Speaker:   Ben Hambly, Mathematical Institute, University of Oxford
Title:         Spectral asymptotics for somerandom fractals
Abstract:  A classical theorem of Weyl's shows that informationabout the geometry of a bounded domain can be obtained from the asymptotics of the eigenvalue counting function for the Laplace operator on the domain. We will consider the behaviour of the second order term in the asymptotics in the case of some simple domains with random fractal boundary and for the continuum random tree. By developing results for general branching processes we can obtain conditions under which there are central limit theorems for the spectral asymptotics and we give examples for which there are and are not CLTs.

#### Week 6 - Monday 22nd February

Speaker:   Igor Kortchemski, Ecole Polytechnique, Université Paris-Saclay
Title:         Self-similar scaling limits of Markov chains on the positive integers
Abstract:  We will be interested in the scaling limits of Markov chains on the set of positive integers for which, loosely speaking, large jumps are rare and occur at a rate that behaves like a negative power of the current state, and such that small positive and negative steps of the chain roughly compensate each other.  We identify three different regimes (loosely speaking the transient, the recurrent and the positive-recurrent regimes) in which the scaling limit exhibits different behavior. This has for instance applications to the study of Markov chains with asymptotically zero drifts such as Bessel-type random walks and to the structure of large random planar maps. This is based on joint works with Jean Bertoin and Nicolas Curien.

#### Week 7 - Monday 29th February

Speaker:   Stephen Muirhead, Mathematical Institute, University of Oxford
Title:          Quenched localisation in slowly varying trap models
Abstract:  Trap models with slowly varying trap distributions constitute one of the three basic regimes of trap models (along with integrable and stable traps), and arise naturally in the study of certain random walks in random media, such as biased random walks on critical structures, spin-glass dynamics on sub-exponential time scales, and recurrent random walks in random environments. In this talk I will discuss recent progress (joint with David Croydon) on understanding quenched localisation properties of slowly varying trap models, which turn out to be surprisingly delicate. Our main result concerns a simple effective trap model -- the Bouchaud trap model on the positive integers -- for which we demonstrate that there exist slowly varying trap distributions such that quenched localisation occurs on exactly N sites, for any integer N greater or equal to two. A key ingredient is an observation about the almost sure limit superior of the sum/max ratio of i.i.d. sequences of slowly varying random variables, which appears to be new.

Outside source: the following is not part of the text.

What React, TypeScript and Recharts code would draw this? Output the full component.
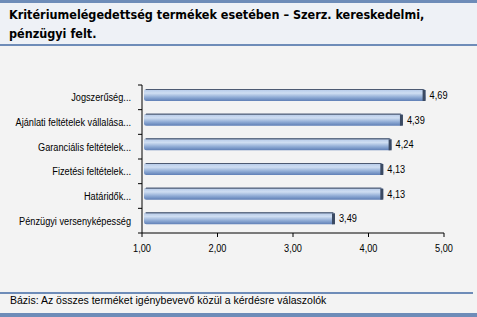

#### Week 8 - Monday 7th March

Speaker:    Tom Hutchcroft, University of British Columbia
Title:           Update Tolerance in Uniform Spanning Forests
Abstract:   The uniform spanning forests (USFs) of an infinite graph G are defined to be infinite volume limits of uniformly chosen spanning trees of finite subgraphs of G. These limits can be taken with respect to two extremal boundary conditions, yielding the free uniform spanning forest (FUSF) and wired uniform spanning forest (WUSF). While the wired uniform spanning forest has been quite well understood since the seminal paper of Benjamini, Lyons, Peres and Schramm (’01), the FUSF is less understood, and some very basic questions about it remain open. In this talk I will introduce a new tool in the study of USFs, called update tolerance, and describe how update tolerance can be used to prove, among other things, that the FUSF has either one or infinitely many connected components on any infinite Cayley graph, and that components of either the FUSF and WUSF are indistinguishable from each other by invariantly defined properties on any infinite Cayley graph. Another crucial component of these proofs is the Mass-Transport Principle, which I will also give an introduction to.

Based in part on joint work with Asaf Nachmias.